Why I Teach: Shan Raffel

In this series, Fire Engineering Senior Editor Mary Jane Dittmar looks at the things that motivated and inspired instructors to present on their topics at FDIC International 2016. Segments will be posted on a regular basis up to and through the conference, April 18-23.

Shan Raffel

Shan Raffel

Station Officer

Queensland Fire & Emergency Service

Redland, Queensland, Australia

Dynamic Decision Making and Reading the Fire: CFBT Presentation 3

April 19, 8:00 a.m.-12.00 p.m.

SEE VIDEO

Near misses and line-of-duty deaths (LODDs) involving modern fire phenomena propelled my quest to determine what was causing “routine” fires to escalate into sudden and unexpected flare-ups that were injuring and killing firefighters. My search for this knowledge has taken me to more than 20 countries.

I have been in the fire service since May 1983. My department, which has a tradition of aggressive interior attack, responded to many structural fires. In the early 1990s, I had experienced a number of close calls. Respected senior firefighters could not explain these incidents; their replies to my questions were often vague and sometimes even contradictory.

In February 1993, we lost two firefighters in the line of duty in a fire at a Honda dealership. In many ways, it began as a “routine” fire. The loss of the two firefighters was devastation and perplexing. No one was certain of what led to the sudden and unexpected eruption of the fire that killed our colleagues.

About three and a half year later, two more firefighters were caught in another sudden and unexpected ignition of accumulated smoke in a hallway while conducting search and rescue operations. The official report stated that nothing seemed to be out of the ordinary prior to the flashover. It explained that conditions changed rapidly and it got extremely hot when fighters reached the end of the corridor; a blast (like a rush) was experienced; and the smoke overhead lit up into aggressive flames and projected radiant heat in all directions…”

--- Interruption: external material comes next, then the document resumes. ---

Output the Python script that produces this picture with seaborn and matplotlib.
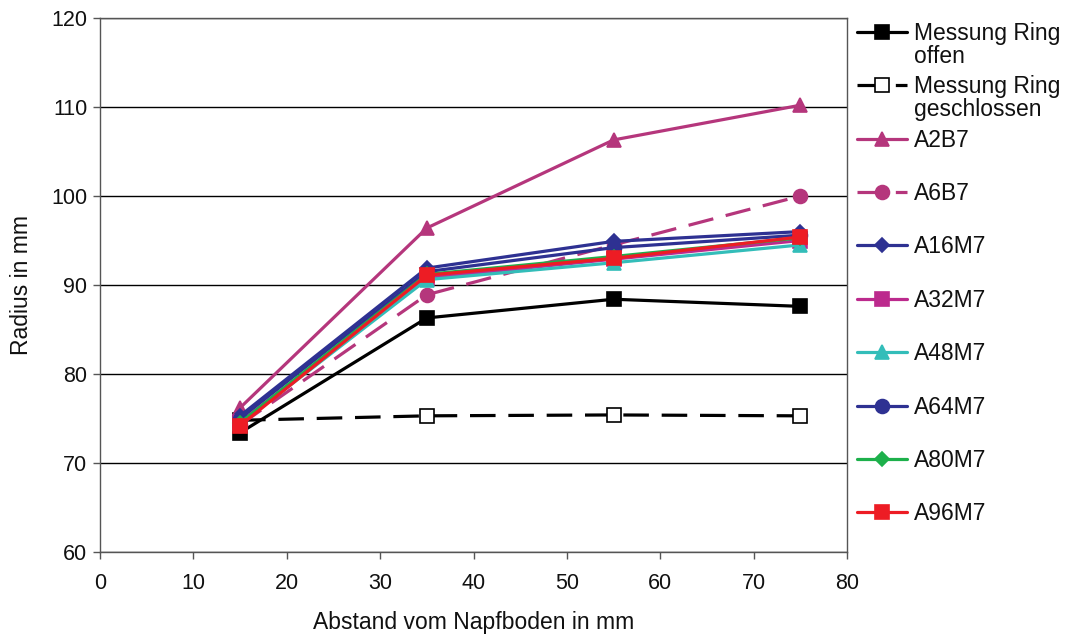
import matplotlib
matplotlib.use("Agg")
import matplotlib.pyplot as plt
import numpy as np
import pandas as pd
import seaborn as sns

# Measurement positions (distance from cup bottom, mm)
abstand = [15, 35, 55, 75]

# Radius values (mm) per series
ring_offen = [73.4, 86.3, 88.4, 87.6]
ring_geschlossen = [74.8, 75.3, 75.4, 75.3]
a2b7 = [76.2, 96.4, 106.3, 110.2]
a6b7 = [74.3, 88.9, 94.5, 100.0]
a16m7 = [75.3, 91.9, 94.9, 96.0]
a32m7 = [74.6, 90.8, 92.9, 95.0]
a48m7 = [74.4, 90.6, 92.5, 94.5]
a64m7 = [75.0, 91.5, 94.2, 95.6]
a80m7 = [74.5, 91.2, 93.2, 95.3]
a96m7 = [74.2, 91.1, 93.0, 95.4]

series_names = ["Messung Ring offen", "Messung Ring geschlossen", "A2B7", "A6B7",
                "A16M7", "A32M7", "A48M7", "A64M7", "A80M7", "A96M7"]
series_values = [ring_offen, ring_geschlossen, a2b7, a6b7, a16m7, a32m7,
                 a48m7, a64m7, a80m7, a96m7]

df = pd.DataFrame({
    "Abstand": np.tile(abstand, len(series_names)),
    "Radius": np.concatenate(series_values),
    "Serie": np.repeat(series_names, len(abstand)),
})

# Line/marker styling per series
LONG_DASH = (8, 4)
styles = {
    "Messung Ring offen": dict(color="#000000", marker="s", mfc="#000000", mec="#000000", ms=10, dashes=None),
    "Messung Ring geschlossen": dict(color="#000000", marker="s", mfc="white", mec="#000000", ms=10, dashes=LONG_DASH),
    "A2B7": dict(color="#B5367C", marker="^", mfc="#B5367C", mec="#B5367C", ms=10, dashes=None),
    "A6B7": dict(color="#B5367C", marker="o", mfc="#B5367C", mec="#B5367C", ms=10, dashes=LONG_DASH),
    "A16M7": dict(color="#2E3192", marker="D", mfc="#2E3192", mec="#2E3192", ms=7.5, dashes=None),
    "A32M7": dict(color="#BC2A8D", marker="s", mfc="#BC2A8D", mec="#BC2A8D", ms=9.5, dashes=None),
    "A48M7": dict(color="#33BDB9", marker="^", mfc="#33BDB9", mec="#33BDB9", ms=10, dashes=None),
    "A64M7": dict(color="#2E3192", marker="o", mfc="#2E3192", mec="#2E3192", ms=10, dashes=None),
    "A80M7": dict(color="#1DB04B", marker="D", mfc="#1DB04B", mec="#1DB04B", ms=7.5, dashes=None),
    "A96M7": dict(color="#ED1C24", marker="s", mfc="#ED1C24", mec="#ED1C24", ms=10, dashes=None),
}

sns.set_theme(style="white")
plt.rcParams["font.family"] = ["Liberation Sans", "DejaVu Sans"]

W, H = 1071, 637
FS_TICK = 15.5
FS_LABEL = 16.5
FS_LEG = 16.5

fig = plt.figure(figsize=(W / 100, H / 100), dpi=100)
ax = fig.add_axes([100 / W, 1 - 552 / H, (847 - 100) / W, (552 - 18) / H])

for name in series_names:
    st = styles[name]
    sub = df[df["Serie"] == name]
    kws = dict(color=st["color"], marker=st["marker"], markerfacecolor=st["mfc"],
               markeredgecolor=st["mec"], markersize=st["ms"], markeredgewidth=1.2,
               linewidth=2.3, label=name)
    sns.lineplot(data=sub, x="Abstand", y="Radius", ax=ax, sort=False, **kws)
    line = ax.lines[-1]
    if st["dashes"] is not None:
        line.set_dashes(st["dashes"])

ax.set_xlim(0, 80)
ax.set_ylim(60, 120)
ax.set_xticks(np.arange(0, 81, 10))
ax.set_yticks(np.arange(60, 121, 10))
ax.yaxis.grid(True, color="#000000", linewidth=1.0)
ax.set_axisbelow(True)
for sp in ax.spines.values():
    sp.set_color("#555555")
    sp.set_linewidth(1.0)
ax.tick_params(axis="both", direction="out", length=5, width=1.0, color="#555555",
               labelsize=FS_TICK, labelcolor="#111111", left=True, bottom=True)
ax.tick_params(axis="x", pad=10)
ax.tick_params(axis="y", pad=4)
ax.set_xlabel("Abstand vom Napfboden in mm", fontsize=FS_LABEL, color="#111111", labelpad=12)
ax.set_ylabel("Radius in mm", fontsize=FS_LABEL, color="#111111", labelpad=13)

# Legend: first line of each entry next to its handle
handles, labels = ax.get_legend_handles_labels()
first_lines = ["Messung Ring", "Messung Ring"] + labels[2:]
leg = fig.legend(handles, first_lines, loc="upper left",
                 bbox_to_anchor=(857 / W, 1 - 22 / H), frameon=False,
                 fontsize=FS_LEG, handlelength=2.2, handletextpad=0.27,
                 labelspacing=1.325, borderpad=0, borderaxespad=0)
for t in leg.get_texts():
    t.set_color("#111111")
if ax.get_legend() is not None:
    ax.get_legend().remove()

fig.canvas.draw()
renderer = fig.canvas.get_renderer()
for idx, second in [(0, "offen"), (1, "geschlossen")]:
    txt = leg.get_texts()[idx]
    bb = txt.get_window_extent(renderer)
    _, _, descent = renderer.get_text_width_height_descent("lp", txt.get_fontproperties(), ismath=False)
    baseline = bb.y0 + descent
    fig.text(bb.x0 / W, (baseline - 23) / H, second, va="baseline", ha="left",
             fontsize=FS_LEG, color="#111111")

fig.savefig("out.png", dpi=100)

At this point, I was conducting independent international research into the unique approach developed in Sweden that was beginning to gain acceptance in the United Kingdom (UK) and other parts of the world. I submitted a proposal to study the emerging methods of teaching compartment fire dynamics and techniques to deal with the range of modern fire phenomena. I began a six-week intensive study in the UK and Sweden in July 1997.

Firefighters from many parts of the world have informed me that they successfully used the knowledge and skills they learned in this class. Some say they believe serious injury or worse may have been prevented. Most memorable was an incident involving a firefighter from my own service during the early stages my teaching reading fire in 1998. He immediately told me that the two-day program was a waste of time. By the end of the second day, his attitude improved somewhat, but he was still skeptical. Five weeks after the class, he phoned me to apologize. He explained that he was conducting an aggressive interior attack and while advancing to the room of origin, encountered extreme conditions. Somewhat hesitantly, he said they applied the knowledge and techniques taught in my class. Conditions began to improve and eventually they gained control of the conditions and safely extinguished the fire.